The relative strength of the U.S. dollar is curtailing export demand for Iowa’s prime commodities — corn, soybeans, pork and beef — and has worsened the commodity price slump responsible for reduced farm incomes in 2015, economists said last week. And the recent move by the Federal Reserve to raise U.S. interest rates will provide even more support for the dollar and add to export woes, they said.
"The dollar’s strength is becoming a much bigger issue for farmers than we’ve seen for a while," said Chad Hart, Iowa State University (ISU) Extension grain market analyst. "It’s really having an impact this year."
The strong dollar, which in the past 18 months has risen about 25 percent against a basket of major currencies, makes U.S. farm products more expensive and less competitive in global markets, said Dave Miller, director of research and commodity services for the Iowa Farm Bureau Federation (IFBF). At the same time, he said, it has helped farmers in other big ag-exporting countries, he said.
"It’s been a double-whammy for U.S. farmers," Miller said. "We’re seeing the demand side weakening, while the competition is strengthening."
The strong dollar has become such a factor for farmers that the nationally circulated Pro Farmer newsletter recently named it the top agriculture story of 2015, beating out avian flu, the El Nino weather pattern and shipping delays on West Coast ports.
"The rise of the U.S. dollar had a broad impact across the agricultural sector over the past year," wrote Pro Farmer editor Brian Grete. "Everyone from grain farmers to livestock producers to exporters were affected in one way or another by the dollar’s surge."
Exports throttling back
For fiscal 2016, the value of U.S. agricultural exports is projected to decline $8.2 billion to $131.5 billion, the lowest level since fiscal 2010.
Global investors have bid up the value of the U.S. dollar because the U.S. economy, despite its sluggish recovery, appears to be on more solid footing than economies in most other regions of the world, Miller said.
"As some people would say, the U.S. dollar is like the best house in a bad neighborhood. Our economy doesn’t look that great, but it’s doing better than most other countries," he said.

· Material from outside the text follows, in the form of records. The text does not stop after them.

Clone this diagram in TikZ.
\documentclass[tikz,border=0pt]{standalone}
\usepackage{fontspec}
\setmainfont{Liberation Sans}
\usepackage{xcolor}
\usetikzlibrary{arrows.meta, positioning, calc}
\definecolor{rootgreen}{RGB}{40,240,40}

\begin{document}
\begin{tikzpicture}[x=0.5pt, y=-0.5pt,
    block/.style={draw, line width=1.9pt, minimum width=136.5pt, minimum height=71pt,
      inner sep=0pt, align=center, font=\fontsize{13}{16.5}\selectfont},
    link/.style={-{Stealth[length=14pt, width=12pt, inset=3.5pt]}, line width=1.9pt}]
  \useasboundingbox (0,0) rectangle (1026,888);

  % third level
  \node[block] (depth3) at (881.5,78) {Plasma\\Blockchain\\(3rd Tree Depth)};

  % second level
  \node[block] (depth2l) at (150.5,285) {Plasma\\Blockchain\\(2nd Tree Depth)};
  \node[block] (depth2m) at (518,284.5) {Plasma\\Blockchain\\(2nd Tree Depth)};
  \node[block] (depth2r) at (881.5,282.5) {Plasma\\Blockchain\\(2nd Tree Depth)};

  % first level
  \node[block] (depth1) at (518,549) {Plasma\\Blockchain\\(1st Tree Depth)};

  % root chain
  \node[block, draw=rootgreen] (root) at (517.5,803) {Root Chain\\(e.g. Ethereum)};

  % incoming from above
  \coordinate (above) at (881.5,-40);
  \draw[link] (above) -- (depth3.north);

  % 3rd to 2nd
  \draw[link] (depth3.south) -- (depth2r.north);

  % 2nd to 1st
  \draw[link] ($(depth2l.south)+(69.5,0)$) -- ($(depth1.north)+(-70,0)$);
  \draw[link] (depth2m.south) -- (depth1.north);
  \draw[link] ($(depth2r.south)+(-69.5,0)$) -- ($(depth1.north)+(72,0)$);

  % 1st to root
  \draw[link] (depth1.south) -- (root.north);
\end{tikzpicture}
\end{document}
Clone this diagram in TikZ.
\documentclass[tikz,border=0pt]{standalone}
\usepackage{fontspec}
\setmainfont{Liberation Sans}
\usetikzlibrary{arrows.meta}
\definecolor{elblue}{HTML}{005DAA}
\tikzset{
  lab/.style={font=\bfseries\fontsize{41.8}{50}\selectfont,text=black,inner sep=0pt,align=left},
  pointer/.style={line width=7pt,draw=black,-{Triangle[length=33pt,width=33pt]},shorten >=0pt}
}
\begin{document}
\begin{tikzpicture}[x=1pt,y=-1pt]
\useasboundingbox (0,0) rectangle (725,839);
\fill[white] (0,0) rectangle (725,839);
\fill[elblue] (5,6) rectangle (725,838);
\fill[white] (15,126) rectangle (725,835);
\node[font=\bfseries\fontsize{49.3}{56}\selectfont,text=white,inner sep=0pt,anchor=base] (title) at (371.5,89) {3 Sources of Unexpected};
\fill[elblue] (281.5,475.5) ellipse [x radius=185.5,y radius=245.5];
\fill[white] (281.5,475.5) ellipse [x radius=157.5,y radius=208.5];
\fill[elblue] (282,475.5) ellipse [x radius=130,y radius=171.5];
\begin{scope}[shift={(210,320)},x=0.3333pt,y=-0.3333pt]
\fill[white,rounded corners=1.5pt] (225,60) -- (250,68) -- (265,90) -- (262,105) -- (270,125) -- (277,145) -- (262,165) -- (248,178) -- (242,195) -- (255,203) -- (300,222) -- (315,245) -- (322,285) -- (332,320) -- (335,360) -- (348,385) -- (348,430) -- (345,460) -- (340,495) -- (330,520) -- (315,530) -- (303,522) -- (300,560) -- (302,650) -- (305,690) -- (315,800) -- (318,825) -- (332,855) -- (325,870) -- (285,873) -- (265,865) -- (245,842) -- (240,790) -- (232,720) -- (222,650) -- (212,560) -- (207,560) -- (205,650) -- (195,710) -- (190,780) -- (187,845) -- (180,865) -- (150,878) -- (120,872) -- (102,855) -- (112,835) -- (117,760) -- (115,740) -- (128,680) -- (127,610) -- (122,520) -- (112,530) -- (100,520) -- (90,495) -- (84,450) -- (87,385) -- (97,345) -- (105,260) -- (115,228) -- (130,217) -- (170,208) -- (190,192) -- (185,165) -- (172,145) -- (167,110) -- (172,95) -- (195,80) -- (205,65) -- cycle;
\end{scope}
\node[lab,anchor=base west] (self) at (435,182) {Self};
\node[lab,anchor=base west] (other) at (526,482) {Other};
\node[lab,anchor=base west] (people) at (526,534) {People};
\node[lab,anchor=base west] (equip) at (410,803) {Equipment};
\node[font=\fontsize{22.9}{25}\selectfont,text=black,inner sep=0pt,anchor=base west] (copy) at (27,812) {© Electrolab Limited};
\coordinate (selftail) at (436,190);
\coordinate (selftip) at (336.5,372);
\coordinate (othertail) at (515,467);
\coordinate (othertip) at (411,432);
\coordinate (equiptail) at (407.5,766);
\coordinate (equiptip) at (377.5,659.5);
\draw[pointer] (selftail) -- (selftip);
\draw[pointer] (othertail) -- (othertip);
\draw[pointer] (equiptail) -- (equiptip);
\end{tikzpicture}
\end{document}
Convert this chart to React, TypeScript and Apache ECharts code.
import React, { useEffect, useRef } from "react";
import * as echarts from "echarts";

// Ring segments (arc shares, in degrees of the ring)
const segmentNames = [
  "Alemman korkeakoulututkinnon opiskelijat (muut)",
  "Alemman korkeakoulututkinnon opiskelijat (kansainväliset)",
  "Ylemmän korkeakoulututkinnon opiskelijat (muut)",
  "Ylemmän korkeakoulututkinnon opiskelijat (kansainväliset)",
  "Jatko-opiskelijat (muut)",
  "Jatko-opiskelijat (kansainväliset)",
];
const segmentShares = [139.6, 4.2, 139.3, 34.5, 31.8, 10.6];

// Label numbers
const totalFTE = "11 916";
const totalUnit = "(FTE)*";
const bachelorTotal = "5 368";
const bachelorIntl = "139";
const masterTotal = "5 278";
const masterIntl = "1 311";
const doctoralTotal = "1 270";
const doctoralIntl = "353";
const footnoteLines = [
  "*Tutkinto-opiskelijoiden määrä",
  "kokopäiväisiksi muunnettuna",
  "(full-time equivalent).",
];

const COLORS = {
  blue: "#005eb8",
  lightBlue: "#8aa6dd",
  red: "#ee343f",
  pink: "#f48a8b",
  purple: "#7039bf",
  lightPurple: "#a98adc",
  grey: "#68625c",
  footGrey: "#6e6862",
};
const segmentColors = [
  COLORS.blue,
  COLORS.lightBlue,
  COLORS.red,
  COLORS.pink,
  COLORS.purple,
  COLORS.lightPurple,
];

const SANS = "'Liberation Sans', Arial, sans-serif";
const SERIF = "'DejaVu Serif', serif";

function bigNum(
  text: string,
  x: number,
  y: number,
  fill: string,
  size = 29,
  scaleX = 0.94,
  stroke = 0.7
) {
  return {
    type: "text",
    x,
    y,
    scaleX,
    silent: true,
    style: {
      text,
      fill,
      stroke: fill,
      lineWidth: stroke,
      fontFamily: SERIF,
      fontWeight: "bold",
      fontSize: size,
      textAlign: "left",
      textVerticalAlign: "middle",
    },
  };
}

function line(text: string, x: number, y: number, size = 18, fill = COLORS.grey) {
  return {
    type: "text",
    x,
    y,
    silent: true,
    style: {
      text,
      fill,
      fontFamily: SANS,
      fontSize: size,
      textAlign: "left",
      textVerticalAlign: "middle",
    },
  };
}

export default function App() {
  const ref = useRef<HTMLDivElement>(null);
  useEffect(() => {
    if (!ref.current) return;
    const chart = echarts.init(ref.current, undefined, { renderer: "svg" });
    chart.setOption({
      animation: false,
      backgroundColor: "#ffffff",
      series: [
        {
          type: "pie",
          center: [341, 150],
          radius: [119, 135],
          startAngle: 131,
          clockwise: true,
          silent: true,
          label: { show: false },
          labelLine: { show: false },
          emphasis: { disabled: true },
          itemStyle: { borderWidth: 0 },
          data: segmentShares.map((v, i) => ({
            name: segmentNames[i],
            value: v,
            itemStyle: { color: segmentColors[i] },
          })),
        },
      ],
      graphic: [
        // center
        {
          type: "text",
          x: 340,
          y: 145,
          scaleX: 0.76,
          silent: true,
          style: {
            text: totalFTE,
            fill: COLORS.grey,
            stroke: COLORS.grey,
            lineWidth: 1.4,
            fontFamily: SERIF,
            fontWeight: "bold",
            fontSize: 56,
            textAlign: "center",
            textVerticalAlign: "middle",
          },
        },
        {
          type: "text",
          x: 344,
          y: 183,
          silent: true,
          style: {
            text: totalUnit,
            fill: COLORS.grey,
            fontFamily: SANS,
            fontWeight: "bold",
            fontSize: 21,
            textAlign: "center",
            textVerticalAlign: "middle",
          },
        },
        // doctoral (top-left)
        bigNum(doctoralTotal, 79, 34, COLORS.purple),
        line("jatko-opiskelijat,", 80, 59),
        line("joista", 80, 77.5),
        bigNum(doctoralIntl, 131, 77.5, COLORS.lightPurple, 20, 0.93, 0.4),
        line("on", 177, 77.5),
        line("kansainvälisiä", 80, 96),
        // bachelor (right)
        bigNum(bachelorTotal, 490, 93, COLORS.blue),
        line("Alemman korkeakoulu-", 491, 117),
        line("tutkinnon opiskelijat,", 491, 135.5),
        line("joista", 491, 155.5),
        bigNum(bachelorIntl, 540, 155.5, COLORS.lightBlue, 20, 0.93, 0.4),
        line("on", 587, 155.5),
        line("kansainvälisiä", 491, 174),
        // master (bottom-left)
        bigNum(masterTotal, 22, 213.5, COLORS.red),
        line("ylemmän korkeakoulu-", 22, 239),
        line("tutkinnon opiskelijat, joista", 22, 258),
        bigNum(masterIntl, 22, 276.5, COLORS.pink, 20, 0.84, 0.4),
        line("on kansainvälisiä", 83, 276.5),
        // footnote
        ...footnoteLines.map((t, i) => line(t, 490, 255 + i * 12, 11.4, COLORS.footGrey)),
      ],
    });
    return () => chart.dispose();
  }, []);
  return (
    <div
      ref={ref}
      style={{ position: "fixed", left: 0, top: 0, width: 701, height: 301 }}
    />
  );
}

The move last month by the Federal Reserve to inch up interest rates is likely to further boost the dollar’s value, said ISU’s Hart. "The higher interest rates will make the dollar more attractive to investors, which will likely make it stronger," he said.
A strong dollar makes U.S. crops and meats more expensive for importing countries, Miller said. "They are paying for their cargoes in dollars, and it takes more of their currency to purchase the dollars they need," he said. "That has weakened overall demand."
At the same time, the strong dollar is increasing competitive pressure faced by U.S. exporters, said Erin Borror, an economist with the U.S. Meat Export Federation (USMEF). "As the currency weakens for our competitors, like New Zealand, Australia and Brazil, they are able to undercut us in key markets, especially in Asia," she said.
The strong U.S dollar, Borror said, has also contributed to complex global market scenarios that have slowed the momentum of U.S. meat export growth. A good example is the surge of European pork exports to Asia, she said.
Europe found itself with ample pork supplies because of sluggish domestic demand and international trade sanctions levied against Russia for its involvement in Ukraine, Borror said. The strong dollar helped Europe undercut the United States and move that additional pork to Asia, she said.
"The strong dollar is certainly one of the factors that has played into that scenario," Borror said.
The strong dollar is also sending signals to farmers outside the United States to increase production even though global prices have declined, according to Miller and Hart.
Not feeling the pinch
While the strong dollar has pressured commodity prices worldwide, farmers in other countries are not feeling the pinch like their American counterparts, Miller said. Farmers in other big exporting countries, such as Brazil, Argentina and Ukraine, are finding that U.S. dollars they earn in world markets translate into more money in their domestic currencies, he said.
"Brazilian farmers, for example, are basically feeling like they have a $13 to $15 dollar per bushel soybean market, compared to the $8 per bushel price here," Miller said. "So they are not cutting back on production at all; they have every incentive to continue to produce."
ISU’s Hart agreed. "The strong dollar is making countries like Brazil and Argentina, which were already very competitive, even more competitive," he said. "The signal to cutback is not there."
Looking ahead to 2016, the economists expect the dollar to stay fairly strong, especially if the Federal Reserve carries through with its intentions to raise interest rates another two or three times in the coming year to 18 months.
The U.S. dollar, Miller said, is likely to stay relatively strong until the economies of other countries begin to strengthen and their currencies start to attract more investors. The last major dollar-strengthening cycle lasted six years, 1995 through 2001.
"This is a phase of the business cycle that just has to play out," he said. "That doesn’t make it easier because farmers are feeling the hardships, but currencies do correct over time." The current dollar-strengthening cycle began in 2011 but accelerated in mid-2014 and has continued through 2015.